Challenge
Pull out all lines from the listing below in which the word "Output" appears.
----- Material for the task -----
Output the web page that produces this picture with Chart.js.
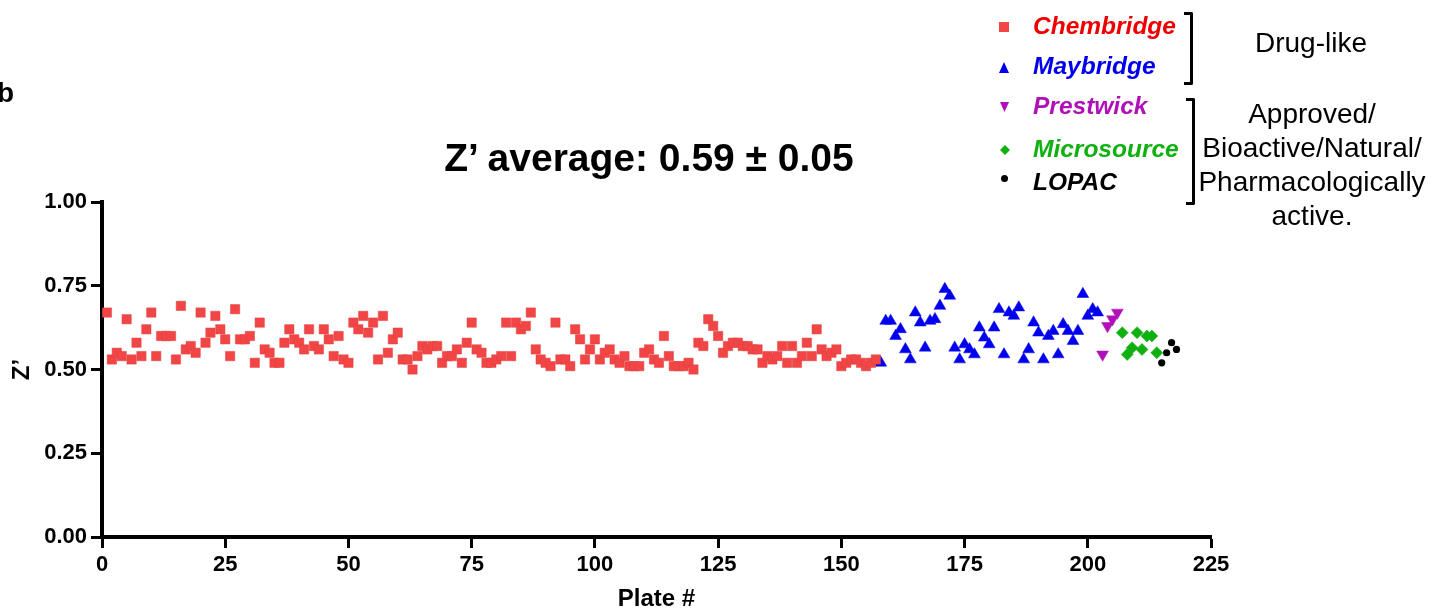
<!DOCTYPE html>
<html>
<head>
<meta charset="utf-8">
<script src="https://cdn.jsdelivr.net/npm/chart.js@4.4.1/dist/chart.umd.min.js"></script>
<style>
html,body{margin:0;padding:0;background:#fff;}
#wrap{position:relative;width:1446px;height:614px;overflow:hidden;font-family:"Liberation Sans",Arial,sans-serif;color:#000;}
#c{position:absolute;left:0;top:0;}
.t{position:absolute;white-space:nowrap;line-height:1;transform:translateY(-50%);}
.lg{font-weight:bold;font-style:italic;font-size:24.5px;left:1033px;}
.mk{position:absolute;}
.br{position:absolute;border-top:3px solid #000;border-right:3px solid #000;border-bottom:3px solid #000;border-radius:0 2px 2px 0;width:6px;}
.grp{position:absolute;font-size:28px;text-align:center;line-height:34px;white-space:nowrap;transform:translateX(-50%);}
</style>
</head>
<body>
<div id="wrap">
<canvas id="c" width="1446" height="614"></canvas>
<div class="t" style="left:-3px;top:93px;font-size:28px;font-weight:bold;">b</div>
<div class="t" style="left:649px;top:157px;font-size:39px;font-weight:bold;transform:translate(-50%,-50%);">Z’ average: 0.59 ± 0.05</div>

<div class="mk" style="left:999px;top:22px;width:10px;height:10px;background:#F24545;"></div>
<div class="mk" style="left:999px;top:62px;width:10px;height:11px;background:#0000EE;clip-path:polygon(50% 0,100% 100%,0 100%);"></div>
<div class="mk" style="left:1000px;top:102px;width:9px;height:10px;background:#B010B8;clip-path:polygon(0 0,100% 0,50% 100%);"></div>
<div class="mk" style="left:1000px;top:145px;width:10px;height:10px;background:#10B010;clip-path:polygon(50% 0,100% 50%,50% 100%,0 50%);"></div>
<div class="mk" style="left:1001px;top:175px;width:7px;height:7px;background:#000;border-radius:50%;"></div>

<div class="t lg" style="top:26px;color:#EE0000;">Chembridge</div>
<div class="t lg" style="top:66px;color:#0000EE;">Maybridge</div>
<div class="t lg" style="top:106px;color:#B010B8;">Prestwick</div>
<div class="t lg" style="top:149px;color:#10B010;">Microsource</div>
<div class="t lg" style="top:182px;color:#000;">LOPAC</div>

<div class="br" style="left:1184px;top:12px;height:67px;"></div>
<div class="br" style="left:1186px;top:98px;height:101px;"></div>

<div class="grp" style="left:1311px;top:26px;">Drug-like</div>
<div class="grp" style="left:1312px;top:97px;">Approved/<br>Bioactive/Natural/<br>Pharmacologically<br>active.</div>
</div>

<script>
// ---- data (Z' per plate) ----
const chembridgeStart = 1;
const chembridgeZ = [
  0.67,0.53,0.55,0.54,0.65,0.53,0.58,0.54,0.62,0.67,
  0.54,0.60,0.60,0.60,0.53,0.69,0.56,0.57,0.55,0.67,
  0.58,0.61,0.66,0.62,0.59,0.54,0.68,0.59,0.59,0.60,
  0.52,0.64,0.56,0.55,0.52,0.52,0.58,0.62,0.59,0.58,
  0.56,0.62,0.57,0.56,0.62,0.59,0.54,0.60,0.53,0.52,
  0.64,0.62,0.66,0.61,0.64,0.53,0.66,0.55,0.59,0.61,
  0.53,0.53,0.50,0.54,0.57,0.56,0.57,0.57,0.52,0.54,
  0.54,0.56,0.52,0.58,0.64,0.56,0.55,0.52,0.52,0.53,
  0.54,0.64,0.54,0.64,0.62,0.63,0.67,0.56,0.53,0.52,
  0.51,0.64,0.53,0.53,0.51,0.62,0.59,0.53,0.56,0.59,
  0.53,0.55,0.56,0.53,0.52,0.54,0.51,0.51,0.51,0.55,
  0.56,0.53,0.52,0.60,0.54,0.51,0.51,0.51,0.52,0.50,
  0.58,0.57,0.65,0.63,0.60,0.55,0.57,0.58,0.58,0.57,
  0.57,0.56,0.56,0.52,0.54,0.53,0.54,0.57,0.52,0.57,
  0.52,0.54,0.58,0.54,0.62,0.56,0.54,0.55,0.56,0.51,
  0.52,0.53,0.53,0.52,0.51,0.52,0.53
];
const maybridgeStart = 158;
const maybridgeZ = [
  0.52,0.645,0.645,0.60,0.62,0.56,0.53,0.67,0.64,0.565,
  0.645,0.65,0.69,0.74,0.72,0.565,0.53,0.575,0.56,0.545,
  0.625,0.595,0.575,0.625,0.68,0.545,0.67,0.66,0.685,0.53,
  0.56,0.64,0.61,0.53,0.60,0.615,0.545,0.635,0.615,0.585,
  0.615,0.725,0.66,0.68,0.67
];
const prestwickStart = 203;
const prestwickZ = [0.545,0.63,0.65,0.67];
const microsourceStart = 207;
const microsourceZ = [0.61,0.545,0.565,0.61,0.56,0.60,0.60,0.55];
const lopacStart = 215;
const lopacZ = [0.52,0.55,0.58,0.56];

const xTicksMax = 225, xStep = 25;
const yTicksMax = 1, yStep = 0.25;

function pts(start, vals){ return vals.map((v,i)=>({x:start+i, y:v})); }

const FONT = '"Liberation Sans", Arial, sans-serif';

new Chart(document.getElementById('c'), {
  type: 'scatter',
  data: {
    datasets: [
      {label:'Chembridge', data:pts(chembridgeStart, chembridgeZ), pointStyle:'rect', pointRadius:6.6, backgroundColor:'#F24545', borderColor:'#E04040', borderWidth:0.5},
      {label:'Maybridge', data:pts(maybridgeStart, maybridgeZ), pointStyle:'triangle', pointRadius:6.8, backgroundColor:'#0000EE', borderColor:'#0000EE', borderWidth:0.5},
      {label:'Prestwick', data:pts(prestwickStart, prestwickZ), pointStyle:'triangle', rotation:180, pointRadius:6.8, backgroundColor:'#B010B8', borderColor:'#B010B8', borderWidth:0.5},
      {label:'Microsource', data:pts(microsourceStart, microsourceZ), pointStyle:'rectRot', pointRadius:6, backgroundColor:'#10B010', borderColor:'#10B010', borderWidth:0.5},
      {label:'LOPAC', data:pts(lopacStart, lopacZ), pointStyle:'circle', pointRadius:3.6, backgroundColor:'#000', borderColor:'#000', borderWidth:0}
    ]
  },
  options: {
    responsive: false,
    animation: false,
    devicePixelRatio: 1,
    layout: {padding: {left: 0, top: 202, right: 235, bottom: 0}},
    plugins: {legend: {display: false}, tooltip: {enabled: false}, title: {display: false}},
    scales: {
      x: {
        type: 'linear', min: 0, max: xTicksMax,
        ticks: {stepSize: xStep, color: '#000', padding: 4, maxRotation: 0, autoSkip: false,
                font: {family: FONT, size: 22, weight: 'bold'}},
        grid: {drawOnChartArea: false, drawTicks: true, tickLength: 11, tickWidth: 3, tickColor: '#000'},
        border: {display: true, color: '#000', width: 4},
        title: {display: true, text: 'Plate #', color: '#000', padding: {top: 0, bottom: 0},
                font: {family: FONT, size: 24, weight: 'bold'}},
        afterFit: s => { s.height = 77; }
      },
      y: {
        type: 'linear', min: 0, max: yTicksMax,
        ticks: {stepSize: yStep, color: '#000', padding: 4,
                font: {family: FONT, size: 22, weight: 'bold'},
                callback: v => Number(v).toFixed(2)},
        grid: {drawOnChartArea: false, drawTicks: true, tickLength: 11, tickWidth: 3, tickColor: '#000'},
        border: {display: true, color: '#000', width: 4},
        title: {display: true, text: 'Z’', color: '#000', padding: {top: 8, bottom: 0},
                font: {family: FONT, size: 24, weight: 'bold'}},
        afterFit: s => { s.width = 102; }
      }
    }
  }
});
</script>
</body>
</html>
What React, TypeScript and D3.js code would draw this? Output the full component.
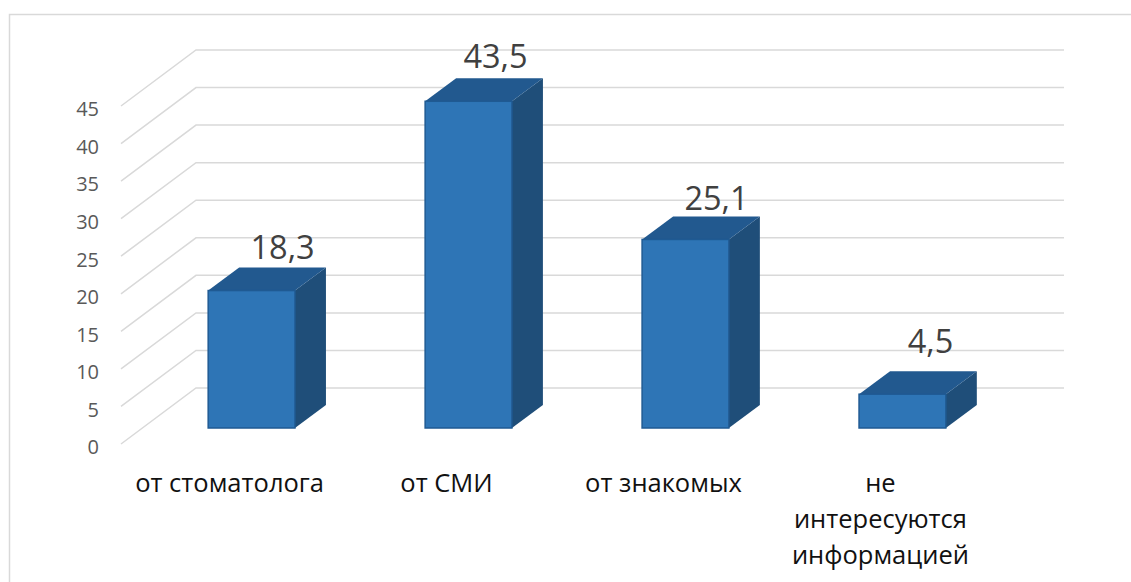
-----
Right answer
Output the web page that produces this picture with Chart.js.
What React, TypeScript and D3.js code would draw this? Output the full component.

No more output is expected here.